What glass options are available?
Five glass designs are available for both loft doors and room dividers: clear glass, frosted glass, smoked glass, dark smoked glass, and textured glass. Both ESG (toughened safety glass) and VSG (laminated safety glass) are offered as glass types; for larger dimensions, VSG is recommended for additional stability.
Do I measure the opening or the finished size I want?
You enter your exact desired dimensions into the configurator — not the rough opening measurement. For loft doors, measure at multiple points and work from the smallest dimension, then subtract approximately 5 mm per side for the installation gap. The configurator produces a piece made precisely to what you've entered.
How long does production take, and is delivery to the UK straightforward?
Production takes 5 to 6 weeks from order confirmation.

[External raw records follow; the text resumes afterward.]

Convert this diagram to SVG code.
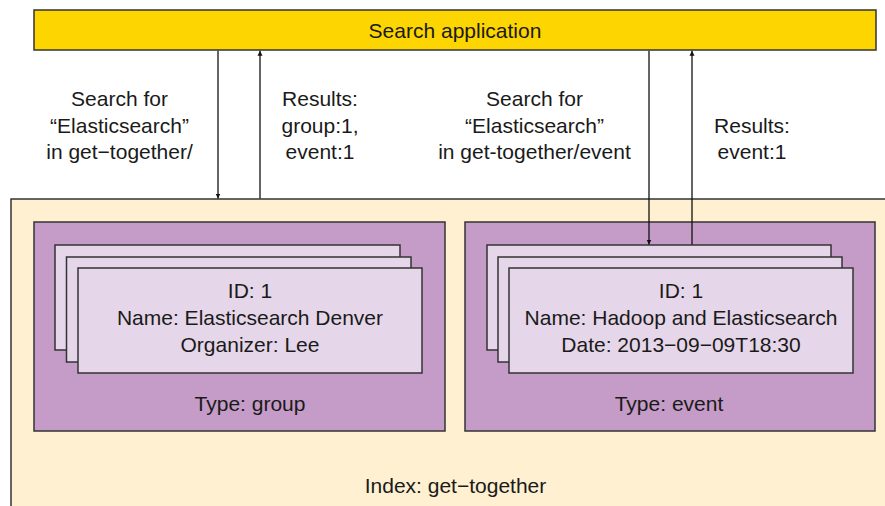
<svg xmlns="http://www.w3.org/2000/svg" width="885" height="506" viewBox="0 0 885 506">
<style>
text{font-family:"Liberation Sans",Arial,sans-serif;font-size:21px;fill:#1a1a1a;text-anchor:middle}
.box{stroke:#333;stroke-width:1.5}
.idx{fill:#FEF0D0}
.app{fill:#FDD500}
.type{fill:#C59BC8}
.card{fill:#E5D6E9}
.c{stroke:#111;stroke-width:1.3;fill:none}
</style>
<defs>
<marker id="ah" viewBox="0 0 10 10" refX="10" refY="5" markerWidth="5" markerHeight="9" orient="auto" markerUnits="userSpaceOnUse">
<path d="M0,0 L10,5 L0,10 z" fill="#111"/>
</marker>
</defs>
<g id="index">
<rect class="box idx" x="11" y="199" width="890" height="320"/>
<text x="455.5" y="493">Index: get−together</text>
</g>
<g id="app">
<rect class="box app" x="34" y="10" width="842" height="40"/>
<text x="455" y="38">Search application</text>
</g>
<g id="type-group">
<rect class="box type" x="34" y="222" width="411" height="209"/>
<rect class="box card" x="55" y="245" width="345" height="105"/>
<rect class="box card" x="66.5" y="257" width="344.5" height="105"/>
<rect class="box card" x="78" y="268" width="344" height="105"/>
<text x="250" y="298">ID: 1</text>
<text x="250" y="325">Name: Elasticsearch Denver</text>
<text x="250" y="352">Organizer: Lee</text>
<text x="250" y="411">Type: group</text>
</g>
<g id="type-event">
<rect class="box type" x="465" y="222" width="410" height="209"/>
<rect class="box card" x="487" y="245" width="344" height="105"/>
<rect class="box card" x="498" y="257" width="344" height="105"/>
<rect class="box card" x="509" y="268" width="344" height="105"/>
<text x="681" y="298">ID: 1</text>
<text x="681" y="325">Name: Hadoop and Elasticsearch</text>
<text x="681" y="352">Date: 2013−09−09T18:30</text>
<text x="669" y="411">Type: event</text>
</g>
<g id="labels">
<text x="119.5" y="106">Search for</text>
<text x="119.5" y="132.5">“Elasticsearch”</text>
<text x="119.5" y="159">in get−together/</text>
<text x="320" y="106">Results:</text>
<text x="320" y="132.5">group:1,</text>
<text x="320" y="159">event:1</text>
<text x="534.5" y="106">Search for</text>
<text x="534.5" y="132.5">“Elasticsearch”</text>
<text x="534.5" y="159">in get-together/event</text>
<text x="752" y="132.5">Results:</text>
<text x="752" y="159">event:1</text>
</g>
<g id="connectors">
<line class="c" x1="218" y1="50.8" x2="218" y2="198.5" marker-end="url(#ah)"/>
<line class="c" x1="260" y1="198.5" x2="260" y2="50.8" marker-end="url(#ah)"/>
<line class="c" x1="649" y1="50.8" x2="649" y2="244.5" marker-end="url(#ah)"/>
<line class="c" x1="692" y1="244.5" x2="692" y2="50.8" marker-end="url(#ah)"/>
</g>
</svg>
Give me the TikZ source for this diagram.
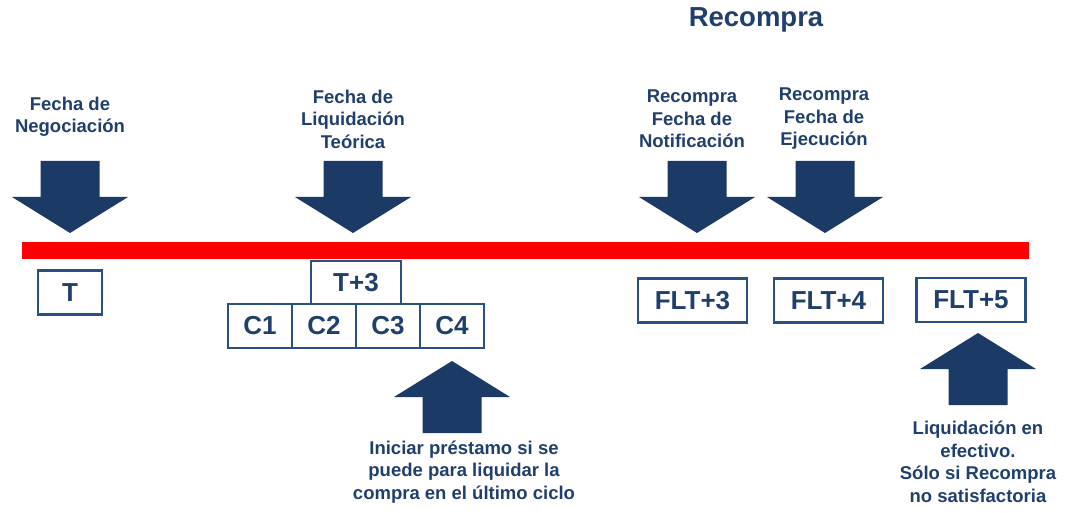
\documentclass[tikz,border=0pt]{standalone}
\usepackage{fontspec}
\setmainfont{Liberation Sans}
\usetikzlibrary{positioning}
\definecolor{navy}{RGB}{27,58,101}
\definecolor{txtblue}{RGB}{31,63,108}
\definecolor{boxblue}{RGB}{42,80,130}
\definecolor{barred}{RGB}{255,0,0}

\tikzset{
  lbl/.style={text=txtblue, font=\fontsize{18.5}{22.5}\selectfont\bfseries, align=center, inner sep=0pt},
  datebox/.style={draw=boxblue, line width=2.6pt, text=txtblue, font=\fontsize{26}{30}\selectfont\bfseries, minimum height=44pt, inner sep=0pt, outer sep=0pt},
}

\begin{document}
\begin{tikzpicture}[x=1pt, y=-1pt]
  \useasboundingbox (0,0) rectangle (1068,513);

  \node[lbl, font=\fontsize{27.5}{30}\selectfont\bfseries] (title) at (756,20) {Recompra};

  % timeline
  \fill[barred] (22,242) rectangle (1029,259);

  % arrows down onto the line
  \foreach \x in {70,353,697,825}
    \fill[navy] (\x-29.5,161) -- (\x+29.5,161) -- (\x+29.5,197) -- (\x+58,197) -- (\x,233)
      -- (\x-58,197) -- (\x-29.5,197) -- cycle;

  % arrows up from below
  \foreach \x/\y in {452/361,978/333}
    \fill[navy] (\x,\y) -- (\x+58,\y+36) -- (\x+29.5,\y+36) -- (\x+29.5,\y+72)
      -- (\x-29.5,\y+72) -- (\x-29.5,\y+36) -- (\x-58,\y+36) -- cycle;

  % labels
  \node[lbl] (negoc) at (70,117) {Fecha de\\Negociación};
  \node[lbl] (liquid) at (353,119) {Fecha de\\Liquidación\\Teórica};
  \node[lbl] (notif) at (692,119) {Recompra\\Fecha de\\Notificación};
  \node[lbl] (ejec) at (824,119) {Recompra\\Fecha de\\Ejecución};
  \node[lbl] (prest) at (464,472) {Iniciar préstamo si se\\puede para liquidar la\\compra en el último ciclo};
  \node[lbl] (efect) at (978,462) {Liquidación en\\efectivo.\\Sólo si Recompra\\no satisfactoria};

  % date boxes
  \node[datebox, minimum width=64pt] (T) at (70,292.5) {T};
  \node[datebox, minimum width=64pt] (C1) at (260,326) {C1};
  \node[datebox, minimum width=64pt, right=0pt of C1] (C2) {C2};
  \node[datebox, minimum width=64pt, right=0pt of C2] (C3) {C3};
  \node[datebox, minimum width=64pt, right=0pt of C3] (C4) {C4};
  \node[datebox, minimum width=90pt, minimum height=43pt, above=0pt of C2.north east] (T3) {T+3};
  \node[datebox, minimum width=109pt] (F3) at (692.5,300.5) {FLT+3};
  \node[datebox, minimum width=109pt] (F4) at (828.5,300.5) {FLT+4};
  \node[datebox, minimum width=109pt] (F5) at (971,300) {FLT+5};
\end{tikzpicture}
\end{document}
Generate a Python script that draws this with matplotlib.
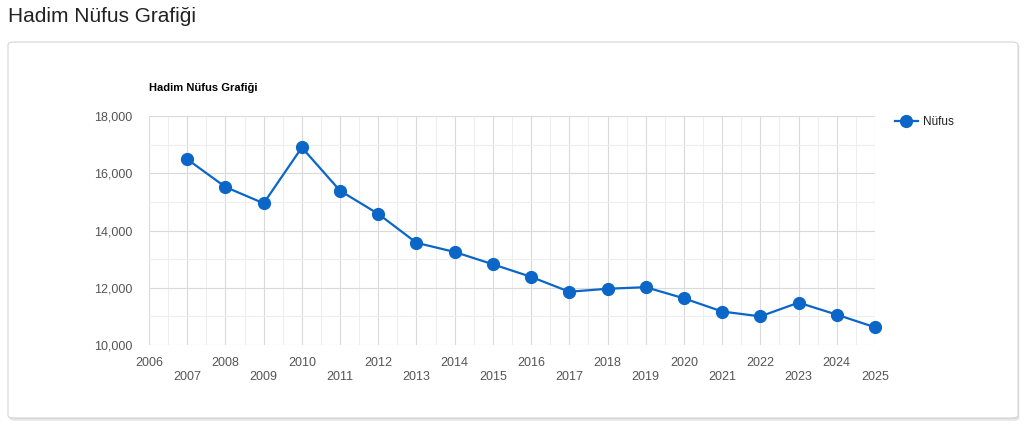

Delivery is made directly to your UK address. All customs duties and import costs are included — there are no additional charges on arrival.
Can industrial style work in a period property or a smaller flat?
Absolutely. In fact, Victorian and Edwardian properties often have the architectural bones — high ceilings, large window openings, original timber floors — that make the industrial aesthetic particularly compelling. In smaller spaces, a few well-chosen pieces do the work: a loft door with glass panels borrows light between rooms, and wall-mounted pipe shelving adds storage without sacrificing floor area. A single exposed brick wall or feature panel is often all it takes to establish the visual language.
What are the sustainability credentials of bespoke industrial furniture?
Pieces made from solid wood and steel last far longer than anything built from chipboard or composite materials. The industrial aesthetic's relationship with patina means the furniture improves rather than degrades with age. Buy once, maintain it properly, and you'll still be using it in thirty years — that's the most honest sustainability argument there is.